Mère
l'Agenda
Volume 10
15 janvier 1969
(Après la visite d'un «Achârya» ou Maître de la secte jaïn qui est venu entouré de ses disciples.)
Il a essayé de tous les moyens pour me faire parler! – j'ai refusé. Mais je ne les avais jamais vus, ceux-là, avec la bouche couverte1 – ça ne les empêche pas de parler!
Il paraît qu'il a dit hier (il est arrivé hier) qu'il n'avait «pas encore commencé sa sâdhanâ, qu'il faisait le tour de l'Inde et qu'il commencerait sa sâdhanâ après»... Il m'a demandé un message; je ne lui ai rien dit, mais je lui ai dit intérieurement: «Sois sincère, sois sincère...» Mais je n'ai pas parlé. Il a essayé même la flatterie, mais ça n'a pas réussi! Il a dit: «Oh! (il regardait bien pour voir si ça faisait de l'effet), oh! j'ai beaucoup entendu parler de vous, mais vous voir, est une tout autre affaire»... J'ai eu juste une petite difficulté à ne pas rire!
Il y avait des hommes et des femmes, et les femmes, ils les appellent des «nonnes», et elles aussi ont la bouche couverte...
*
* *
(Puis il est question d'un disciple américain qui a édifié chez lui tout le panthéon grec et qui est très déséquilibré.)
C'est curieux, il est suffisamment réceptif; chaque fois que je fais quelque chose, il y a un résultat... mais le résultat, il le met au compte de ses dieux! Alors, ça fait une bouillie dans sa conscience.
(silence)
C'est resté, cette conscience [du surhomme]. C'est resté, c'est très fort, oh!... Encore aujourd'hui, avec ces sadhous (jaïns), j'ai eu l'expérience: c'est venu, mon petit, c'était formidable! C'est venu massivement, ça m'enveloppait complètement, alors j'étais bien tranquille, là, derrière: rien ne pouvait passer. Intéressant... Oh! c'est vraiment une puissance. Jusque dans le vital. Physiquement, le corps ne peut pas répondre; ça a eu une action, mais... ce n'est pas ça. Ce n'est pas ça. Mais ça a mis dans le corps un vital (tu sais que le vital était parti), un vital formidable! C'est tout à fait amusant. On a l'impression de dire aux gens: «Tenez-vous tranquilles!»
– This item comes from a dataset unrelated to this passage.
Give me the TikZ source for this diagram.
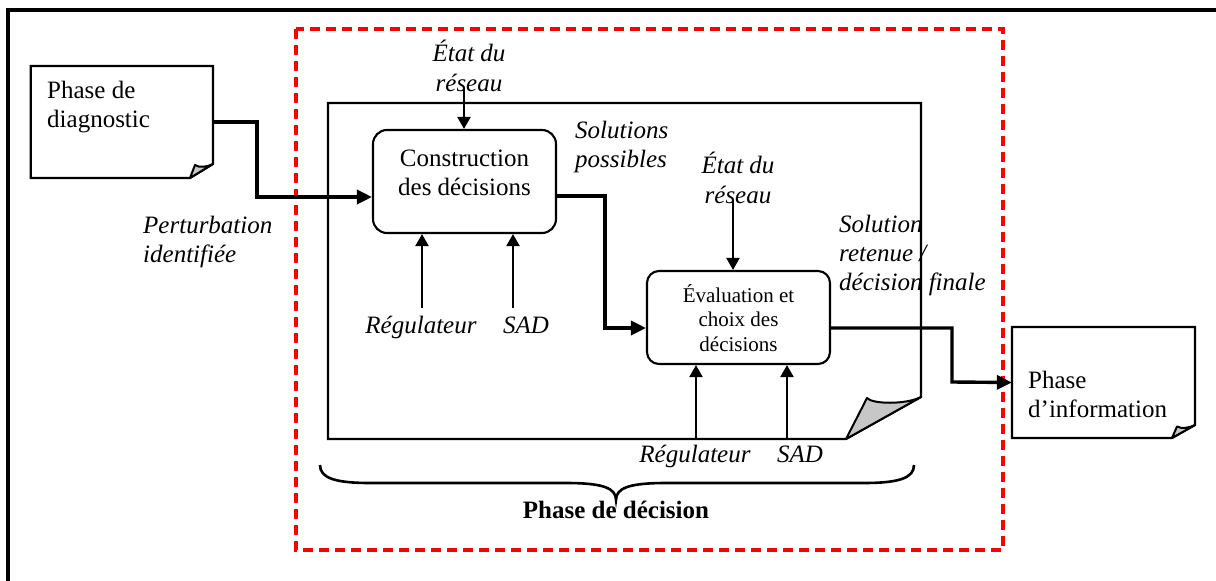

Je vais essayer ça sur A (le disciple américain), je vais voir si ça le remet d'aplomb... Il va croire que c'est sa statue d'Athénée! – Ça n'a aucune importance. Même les gens qui pensent bien, pensent encore des bêtises, alors...
Ce sadhou, «ça» a essayé de le tirer au-dedans, et quand la pression devenait très forte, il se mettait à parler! Il ne pouvait pas... [supporter ou contenir]. Le disciple qui était près de lui, est devenu très excité, mais il était contrôlé par lui.
Il a commencé par une banalité à propos du «travail que je faisais pour l'humanité» (une stupidité quelconque) et quand il a vu que ça ne prenait pas, il s'est tû autant qu'il a pu, puis il a recommencé à parler et il a dit ce que je t'ai raconté: «Qu'il avait beaucoup entendu parler de moi, mais...» Moi, je mettais toute cette conscience entre le corps et lui.
Au fond, je me suis amusée! (Mère rit)
Il avait une canne, et il l'avait même enveloppée de blanc! Il était tout blanc; la canne aussi était blanche, il la portait comme cela, comme on porte la crosse d'un évêque.
Ils sont très enfermés.
Ah! ils se sont volontairement coupés du monde, et ils veulent l'affirmer: la séparation fait partie de leur conception.
Ils sont enfermés dans leur sainteté.
Il y en a, je suis sûre, beaucoup, qui ont des désirs refoulés et toutes sortes de choses comme cela qui font des fermentations... Mais le corps s'est tenu bien tranquille avec ça autour (cette conscience du surhomme), et alors la Conscience lui disait tout le temps: «L'individu n'est rien, abdique, abdique l'individu – sois sincère, abdique l'individu. La Conscience suprême seule est...» Ça ne l'a pas touché. Je ne sais pas si quelque chose en lui a reçu, mais il ne s'en est pas aperçu... On verra.
1 Les sadhous (ou moines) jaïns se couvrent la bouche d'un bandeau pour ne pas avaler de microbes.